▶ **PROBLEM**:
Quote the lines that run from the line containing "Convert this chart to Apache ECharts code." down to the line containing "7000, 8000, 9000];". Include both of those lines, reproduce each exactly, and omit everything else.

▶ **GIVEN RECORDS**:
■ ■ ■ ■ ■ ■ ■

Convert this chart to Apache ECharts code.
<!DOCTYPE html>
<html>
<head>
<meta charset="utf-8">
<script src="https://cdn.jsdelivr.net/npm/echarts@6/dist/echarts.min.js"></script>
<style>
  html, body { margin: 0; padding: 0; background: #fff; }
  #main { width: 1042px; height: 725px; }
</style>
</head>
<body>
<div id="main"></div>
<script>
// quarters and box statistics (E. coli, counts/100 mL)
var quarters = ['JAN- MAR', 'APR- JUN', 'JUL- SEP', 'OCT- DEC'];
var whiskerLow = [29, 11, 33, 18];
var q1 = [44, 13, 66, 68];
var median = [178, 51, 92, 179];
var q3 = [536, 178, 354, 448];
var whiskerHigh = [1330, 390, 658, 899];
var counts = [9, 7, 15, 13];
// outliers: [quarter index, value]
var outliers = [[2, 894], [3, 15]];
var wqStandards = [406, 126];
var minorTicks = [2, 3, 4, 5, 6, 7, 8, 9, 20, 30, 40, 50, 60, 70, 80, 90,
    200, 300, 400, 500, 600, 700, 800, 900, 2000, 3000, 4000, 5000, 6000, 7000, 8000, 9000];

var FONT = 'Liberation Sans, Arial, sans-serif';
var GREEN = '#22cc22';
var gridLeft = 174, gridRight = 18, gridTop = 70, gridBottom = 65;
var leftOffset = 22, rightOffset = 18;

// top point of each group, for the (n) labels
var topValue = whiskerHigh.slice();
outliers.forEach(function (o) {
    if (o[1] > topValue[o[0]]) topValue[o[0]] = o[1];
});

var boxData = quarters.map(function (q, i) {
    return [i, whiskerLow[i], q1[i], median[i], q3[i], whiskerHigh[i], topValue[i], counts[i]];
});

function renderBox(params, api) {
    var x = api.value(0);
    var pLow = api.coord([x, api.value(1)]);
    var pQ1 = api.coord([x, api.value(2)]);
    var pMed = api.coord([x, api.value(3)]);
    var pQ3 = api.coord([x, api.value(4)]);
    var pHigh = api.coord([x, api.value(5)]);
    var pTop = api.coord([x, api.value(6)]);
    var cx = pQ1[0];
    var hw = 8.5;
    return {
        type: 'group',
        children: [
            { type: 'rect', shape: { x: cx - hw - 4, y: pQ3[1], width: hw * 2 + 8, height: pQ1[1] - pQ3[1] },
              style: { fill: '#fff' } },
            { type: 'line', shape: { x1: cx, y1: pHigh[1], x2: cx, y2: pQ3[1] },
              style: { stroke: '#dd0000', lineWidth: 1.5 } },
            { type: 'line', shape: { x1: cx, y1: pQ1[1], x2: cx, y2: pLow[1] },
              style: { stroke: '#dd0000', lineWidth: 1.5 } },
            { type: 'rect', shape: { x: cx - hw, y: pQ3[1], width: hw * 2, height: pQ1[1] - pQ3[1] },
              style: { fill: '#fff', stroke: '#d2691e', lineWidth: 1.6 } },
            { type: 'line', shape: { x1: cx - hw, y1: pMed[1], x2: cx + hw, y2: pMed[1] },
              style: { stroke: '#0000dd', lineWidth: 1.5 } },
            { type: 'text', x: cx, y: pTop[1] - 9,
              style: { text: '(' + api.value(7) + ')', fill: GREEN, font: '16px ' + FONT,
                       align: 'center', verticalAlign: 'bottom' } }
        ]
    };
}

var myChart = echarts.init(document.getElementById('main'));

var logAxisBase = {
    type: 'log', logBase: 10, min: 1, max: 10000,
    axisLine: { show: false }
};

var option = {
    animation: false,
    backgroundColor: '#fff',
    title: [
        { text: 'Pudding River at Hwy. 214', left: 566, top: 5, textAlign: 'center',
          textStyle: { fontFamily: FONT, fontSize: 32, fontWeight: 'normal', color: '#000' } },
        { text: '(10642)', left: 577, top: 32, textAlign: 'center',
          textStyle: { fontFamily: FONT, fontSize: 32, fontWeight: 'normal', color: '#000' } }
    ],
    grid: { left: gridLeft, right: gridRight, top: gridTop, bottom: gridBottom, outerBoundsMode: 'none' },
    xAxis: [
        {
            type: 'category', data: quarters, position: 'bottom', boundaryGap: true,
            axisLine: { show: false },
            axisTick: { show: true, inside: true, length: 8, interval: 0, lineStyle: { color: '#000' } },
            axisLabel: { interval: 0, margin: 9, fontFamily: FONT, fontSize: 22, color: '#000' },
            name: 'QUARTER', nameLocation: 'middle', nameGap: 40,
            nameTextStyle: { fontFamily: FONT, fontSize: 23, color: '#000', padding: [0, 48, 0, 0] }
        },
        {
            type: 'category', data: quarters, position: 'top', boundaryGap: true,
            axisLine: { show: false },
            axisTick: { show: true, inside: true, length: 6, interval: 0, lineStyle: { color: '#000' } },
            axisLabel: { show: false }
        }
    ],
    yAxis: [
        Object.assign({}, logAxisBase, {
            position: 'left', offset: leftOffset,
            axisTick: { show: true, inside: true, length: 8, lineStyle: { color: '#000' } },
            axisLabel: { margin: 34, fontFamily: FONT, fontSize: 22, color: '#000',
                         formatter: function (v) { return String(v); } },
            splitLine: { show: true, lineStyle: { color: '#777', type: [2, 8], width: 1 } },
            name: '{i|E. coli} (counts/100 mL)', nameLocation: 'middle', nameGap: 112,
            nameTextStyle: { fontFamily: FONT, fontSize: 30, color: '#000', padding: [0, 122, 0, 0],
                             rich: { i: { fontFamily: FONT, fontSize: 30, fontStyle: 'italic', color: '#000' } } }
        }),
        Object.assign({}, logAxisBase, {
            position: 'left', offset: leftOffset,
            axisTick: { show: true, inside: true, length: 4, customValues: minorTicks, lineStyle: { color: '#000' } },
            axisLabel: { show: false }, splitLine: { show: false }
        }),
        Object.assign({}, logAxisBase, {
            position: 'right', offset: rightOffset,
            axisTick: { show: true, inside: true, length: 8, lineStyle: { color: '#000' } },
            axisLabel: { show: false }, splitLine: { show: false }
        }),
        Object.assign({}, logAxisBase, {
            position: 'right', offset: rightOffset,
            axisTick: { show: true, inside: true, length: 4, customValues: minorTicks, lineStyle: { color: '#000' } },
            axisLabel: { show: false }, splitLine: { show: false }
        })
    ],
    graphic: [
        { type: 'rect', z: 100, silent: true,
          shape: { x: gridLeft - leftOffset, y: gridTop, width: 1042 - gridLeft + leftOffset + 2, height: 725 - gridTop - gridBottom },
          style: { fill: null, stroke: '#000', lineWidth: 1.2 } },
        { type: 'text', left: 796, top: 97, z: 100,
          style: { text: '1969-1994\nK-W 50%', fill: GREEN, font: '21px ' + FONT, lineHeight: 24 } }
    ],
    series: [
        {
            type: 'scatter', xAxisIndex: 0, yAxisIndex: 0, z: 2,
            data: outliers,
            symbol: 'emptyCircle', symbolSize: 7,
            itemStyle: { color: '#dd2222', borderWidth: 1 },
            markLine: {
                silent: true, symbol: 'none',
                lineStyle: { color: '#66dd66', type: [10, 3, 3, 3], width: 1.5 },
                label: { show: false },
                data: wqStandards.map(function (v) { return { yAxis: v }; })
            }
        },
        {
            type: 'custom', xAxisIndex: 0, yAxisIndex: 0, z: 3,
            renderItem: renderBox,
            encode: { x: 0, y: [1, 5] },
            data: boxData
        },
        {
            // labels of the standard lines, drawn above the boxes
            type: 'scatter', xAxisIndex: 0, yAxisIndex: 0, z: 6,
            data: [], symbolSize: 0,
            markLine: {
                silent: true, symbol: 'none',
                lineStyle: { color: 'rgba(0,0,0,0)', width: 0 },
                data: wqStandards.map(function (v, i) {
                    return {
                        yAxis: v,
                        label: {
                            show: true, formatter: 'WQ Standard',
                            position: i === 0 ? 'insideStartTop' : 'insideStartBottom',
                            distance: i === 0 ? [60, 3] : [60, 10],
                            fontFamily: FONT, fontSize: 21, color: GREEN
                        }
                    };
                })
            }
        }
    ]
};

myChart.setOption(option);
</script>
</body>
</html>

■ ■ ■ ■ ■ ■ ■

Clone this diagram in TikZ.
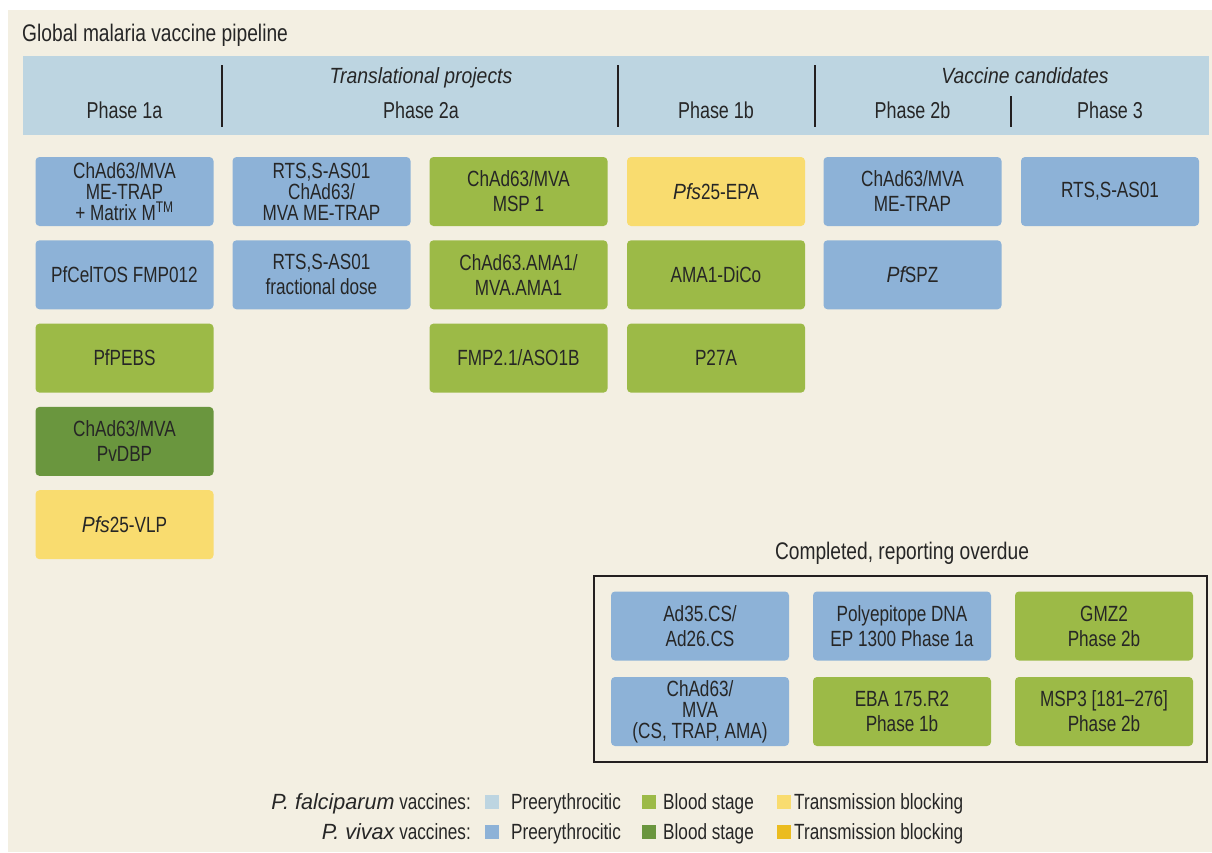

■ ■ ■ ■ ■ ■ ■

▶ **WRITTEN REPLY**:
Convert this chart to Apache ECharts code.
<!DOCTYPE html>
<html>
<head>
<meta charset="utf-8">
<script src="https://cdn.jsdelivr.net/npm/echarts@6/dist/echarts.min.js"></script>
<style>
  html, body { margin: 0; padding: 0; background: #fff; }
  #main { width: 1042px; height: 725px; }
</style>
</head>
<body>
<div id="main"></div>
<script>
// quarters and box statistics (E. coli, counts/100 mL)
var quarters = ['JAN- MAR', 'APR- JUN', 'JUL- SEP', 'OCT- DEC'];
var whiskerLow = [29, 11, 33, 18];
var q1 = [44, 13, 66, 68];
var median = [178, 51, 92, 179];
var q3 = [536, 178, 354, 448];
var whiskerHigh = [1330, 390, 658, 899];
var counts = [9, 7, 15, 13];
// outliers: [quarter index, value]
var outliers = [[2, 894], [3, 15]];
var wqStandards = [406, 126];
var minorTicks = [2, 3, 4, 5, 6, 7, 8, 9, 20, 30, 40, 50, 60, 70, 80, 90,
    200, 300, 400, 500, 600, 700, 800, 900, 2000, 3000, 4000, 5000, 6000, 7000, 8000, 9000];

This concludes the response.